The figure shows the circular cross-section of a uniform log of radius \(\quantity{40}{cm}\) floating in water. The points \(A\) and \(B\) are on the surface and the highest point \(X\) is \(\quantity{8}{cm}\) above the surface.

Show that \(\widehat{AOB}\) is approximately \(1.29\) radians.

Let \(M\) be the point on \(AB\) vertically below \(X\). The length \(OX\) is \(40\) and \(MX\) is \(8\), so \(OM\) is \(\quantity{32}{cm}\).

We’ll compute the angle \(\alpha\), shown here, using its cosine.

We find \[\alpha = \cos^{-1}\left(\frac{32}{40}\right) \approx 0.6435... \text{ radians.}\]

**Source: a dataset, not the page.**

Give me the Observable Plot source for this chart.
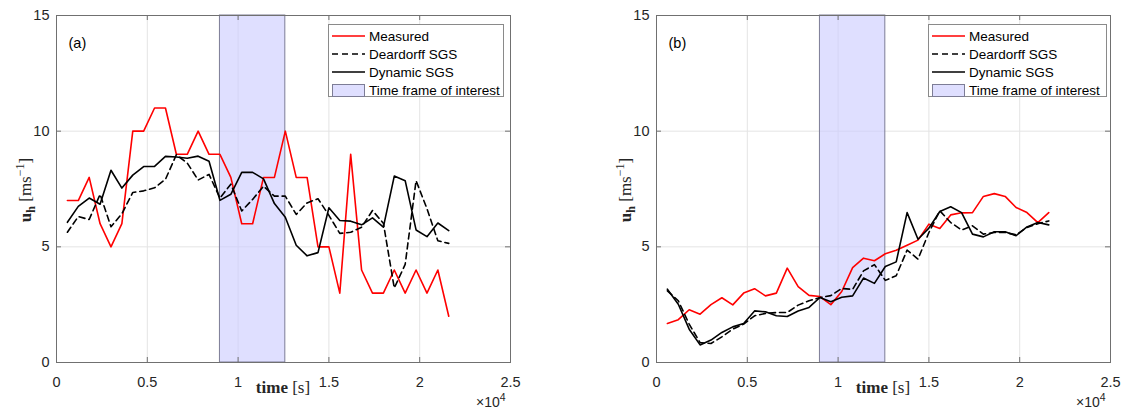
<!DOCTYPE html>
<html>
<head>
<meta charset="utf-8">
<script src="https://cdn.jsdelivr.net/npm/d3@7"></script>
<script src="https://cdn.jsdelivr.net/npm/@observablehq/plot@0.6"></script>
<style>
  html, body { margin: 0; padding: 0; background: #fff; }
  #wrap { position: relative; width: 1126px; height: 411px; overflow: hidden; font-family: "Liberation Sans", Arial, sans-serif; }
  .panel { position: absolute; top: 0; }
  .legend { position: absolute; background: #fff; border: 1px solid #8a8a8a; box-sizing: border-box; padding: 2px 0 0 3px; font-size: 13.5px; color: #000; }
  .legend .row { height: 18px; display: flex; align-items: center; white-space: nowrap; }
  .legend svg { flex: none; margin-right: 4px; }
  .xlab { position: absolute; font-family: "Liberation Serif", "DejaVu Serif", serif; font-size: 17px; color: #262626; transform: translateX(-50%); white-space: nowrap; }
  .ylab { position: absolute; font-family: "Liberation Serif", "DejaVu Serif", serif; font-size: 17px; color: #262626; white-space: nowrap; transform: translate(-50%, -50%) rotate(-90deg); }
  .expo { position: absolute; font-size: 14px; color: #262626; white-space: nowrap; }
  .expo sup { font-size: 10.5px; vertical-align: 6px; }
  .ylab sub { font-size: 12px; }
  .ylab sup { font-size: 12px; }
</style>
</head>
<body>
<div id="wrap"></div>
<script>
// ---- data ----
const time = [600,1200,1800,2400,3000,3600,4200,4800,5400,6000,6600,7200,7800,8400,9000,9600,10200,10800,11400,12000,12600,13200,13800,14400,15000,15600,16200,16800,17400,18000,18600,19200,19800,20400,21000,21600];

const measuredA  = [7,7,8,6,5,6,10,10,11,11,9,9,10,9,9,8,6,6,8,8,10,8,8,5,5,3,9,4,3,3,4,3,4,3,4,2];
const deardorffA = [5.63,6.31,6.18,7.27,5.87,6.43,7.35,7.42,7.55,7.92,8.98,8.62,7.89,8.13,7.11,7.71,6.55,7.05,7.62,7.19,7.19,6.40,6.90,7.08,6.36,5.58,5.63,5.85,6.57,6.02,3.22,4.24,7.86,6.65,5.26,5.15];
const dynamicA   = [6.06,6.75,7.11,6.84,8.31,7.54,8.10,8.47,8.48,8.91,8.88,8.83,8.92,8.70,7.01,7.27,8.22,8.22,7.94,6.87,6.28,5.07,4.61,4.75,6.69,6.14,6.11,5.95,6.25,5.85,8.06,7.86,5.73,5.44,6.03,5.70];

const measuredB  = [1.69,1.85,2.28,2.09,2.50,2.80,2.49,3.00,3.19,2.88,3.00,4.08,3.28,2.90,2.85,2.50,3.07,4.10,4.51,4.40,4.70,4.85,5.07,5.29,5.98,5.79,6.38,6.47,6.48,7.18,7.30,7.18,6.70,6.48,6.05,6.48];
const deardorffB = [3.10,2.67,1.66,0.86,0.82,1.11,1.44,1.66,2.02,2.12,2.16,2.16,2.48,2.67,2.81,2.89,3.20,3.16,3.96,4.23,3.55,3.75,4.86,4.47,5.62,6.56,6.05,5.73,5.91,5.55,5.62,5.62,5.52,5.84,6.00,6.12];
const dynamicB   = [3.17,2.52,1.44,0.76,0.97,1.30,1.54,1.69,2.23,2.19,2.02,1.99,2.23,2.38,2.81,2.63,2.82,2.88,3.65,3.42,4.15,4.35,6.48,5.33,5.81,6.53,6.73,6.48,5.55,5.43,5.65,5.65,5.48,5.86,6.05,5.95];

const shadeStart = [9000];
const shadeEnd   = [12600];

const xTicks = [0,5000,10000,15000,20000,25000];
const xTickLabels = ["0","0.5","1","1.5","2","2.5"];
const yTicks = [0,5,10,15];
const yTickLabels = ["0","5","10","15"];

const seriesNames = ["Measured","Deardorff SGS","Dynamic SGS"];
const shadeName = "Time frame of interest";
const panelTags = ["(a)","(b)"];

// ---- styling ----
const W = 563, H = 411, MT = 15, MB = 49;
const gridColor = "#e4e4e4";
const axisColor = "#707070";
const seriesStyles = [
  {stroke: "#ff0000", dash: null},
  {stroke: "#000000", dash: "6,4"},
  {stroke: "#000000", dash: null}
];
const shadeFill = "#ccccff", shadeOpacity = 0.62, shadeStroke = "#7d7d96";

function makePanel(measured, deardorff, dynamic, tag, mLeft, mRight) {
  const rows = time.map((t, i) => ({t, m: measured[i], d: deardorff[i], y: dynamic[i]}));
  const shade = shadeStart.map((s, i) => ({s, e: shadeEnd[i]}));
  const fw = W - mLeft - mRight, fh = H - MT - MB;
  return Plot.plot({
    width: W, height: H,
    marginTop: MT, marginBottom: MB, marginLeft: mLeft, marginRight: mRight,
    style: {fontFamily: "'Liberation Sans', Arial, sans-serif", fontSize: "14.5px", color: "#262626", background: "transparent", overflow: "visible"},
    x: {domain: [0, 25000], label: null},
    y: {domain: [0, 15], label: null},
    marks: [
      Plot.gridX(xTicks, {stroke: gridColor, strokeOpacity: 1}),
      Plot.gridY(yTicks, {stroke: gridColor, strokeOpacity: 1}),
      Plot.rect(shade, {x1: "s", x2: "e", fill: shadeFill, fillOpacity: shadeOpacity, stroke: shadeStroke, strokeWidth: 1}),
      Plot.line(rows, {x: "t", y: "m", stroke: seriesStyles[0].stroke, strokeWidth: 1.6}),
      Plot.line(rows, {x: "t", y: "d", stroke: seriesStyles[1].stroke, strokeWidth: 1.6, strokeDasharray: seriesStyles[1].dash}),
      Plot.line(rows, {x: "t", y: "y", stroke: seriesStyles[2].stroke, strokeWidth: 1.6}),
      // inward ticks on all four sides
      Plot.tickX(xTicks, {x: d => d, insetTop: fh - 5, stroke: axisColor}),
      Plot.tickX(xTicks, {x: d => d, insetBottom: fh - 5, stroke: axisColor}),
      Plot.tickY(yTicks, {y: d => d, insetRight: fw - 5, stroke: axisColor}),
      Plot.tickY(yTicks, {y: d => d, insetLeft: fw - 5, stroke: axisColor}),
      Plot.frame({stroke: axisColor, strokeWidth: 1}),
      Plot.axisX(xTicks, {anchor: "bottom", tickSize: 0, tickPadding: 14, label: null, fontSize: 14.5, tickFormat: d => xTickLabels[xTicks.indexOf(d)]}),
      Plot.axisY(yTicks, {anchor: "left", tickSize: 0, tickPadding: 7, label: null, fontSize: 14.5, tickFormat: d => yTickLabels[yTicks.indexOf(d)]}),
      Plot.text([tag], {text: d => d, frameAnchor: "top-left", dx: 12, dy: 22, textAnchor: "start", fontSize: 14.5, fill: "#000"})
    ]
  });
}

function legendHTML(left, top, width) {
  let html = `<div class="legend" style="left:${left}px;top:${top}px;width:${width}px;height:73px">`;
  seriesNames.forEach((name, i) => {
    const s = seriesStyles[i];
    html += `<div class="row"><svg width="33" height="10"><line x1="0" x2="33" y1="5" y2="5" stroke="${s.stroke}" stroke-width="1.6"${s.dash ? ` stroke-dasharray="${s.dash}"` : ""}/></svg><span>${name}</span></div>`;
  });
  html += `<div class="row"><svg width="33" height="13"><rect x="0.5" y="0.5" width="32" height="12" fill="${shadeFill}" fill-opacity="${shadeOpacity}" stroke="${shadeStroke}"/></svg><span>${shadeName}</span></div>`;
  html += `</div>`;
  return html;
}

const wrap = document.getElementById("wrap");
const panels = [
  {data: [measuredA, deardorffA, dynamicA], left: 0, mLeft: 56, mRight: 53, legendLeft: 328, legendW: 176},
  {data: [measuredB, deardorffB, dynamicB], left: 563, mLeft: 93, mRight: 16, legendLeft: 928, legendW: 179}
];
panels.forEach((p, k) => {
  const div = document.createElement("div");
  div.className = "panel";
  div.style.left = p.left + "px";
  div.appendChild(makePanel(p.data[0], p.data[1], p.data[2], panelTags[k], p.mLeft, p.mRight));
  wrap.appendChild(div);
  const frameL = p.left + p.mLeft, frameR = p.left + W - p.mRight;
  const cx = (frameL + frameR) / 2;
  wrap.insertAdjacentHTML("beforeend",
    `<div class="xlab" style="left:${cx}px;top:378px"><b>time</b> [s]</div>` +
    `<div class="ylab" style="left:${frameL - 30}px;top:190px"><b>u<sub>h</sub></b> [ms<sup>−1</sup>]</div>` +
    `<div class="expo" style="left:${frameR - 34}px;top:391px">×10<sup>4</sup></div>` +
    legendHTML(p.legendLeft, 24, p.legendW));
});
</script>
</body>
</html>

Since the angle \(\widehat{AOB}\) is \(2 \alpha\), we have \(\widehat{AOB} \approx 1.2870... = 1.29\) radians (3sf).

Calculate

- the length of the arc \(AXB\),

The length of the arc is \(s = r\theta\). In our case, \(s \approx 40 \times 1.287 = \quantity{51.5}{cm}\) (3sf).

- the area of the cross-section below the surface,

Let’s call the area of the cross-section below the surface \(S\). We can calculate it as the sum of the triangle \(OAB\) and the major sector \(OAB\).

The area of the triangle is \(\frac{1}{2}a b \sin C = \frac{1}{2} 40^2\sin1.287 \approx 768.0\).

The area of the sector is \(\frac{1}{2}r^2\theta = \frac{1}{2} 40^2(2\pi-1.287) \approx 3997.0\).

So we have \(S\approx768.0+3997.0 = 4765.0 = \quantity{4770}{cm^2}\) (3sf).

- the percentage of the volume of the log below the surface.

The percentage of the volume of the log below the surface is the same as the percentage of the area of the cross-section below the surface.

This is \(\dfrac{4765.0}{\pi 40^2}\times100 \approx 94.80 = 94.8\%\) (3sf).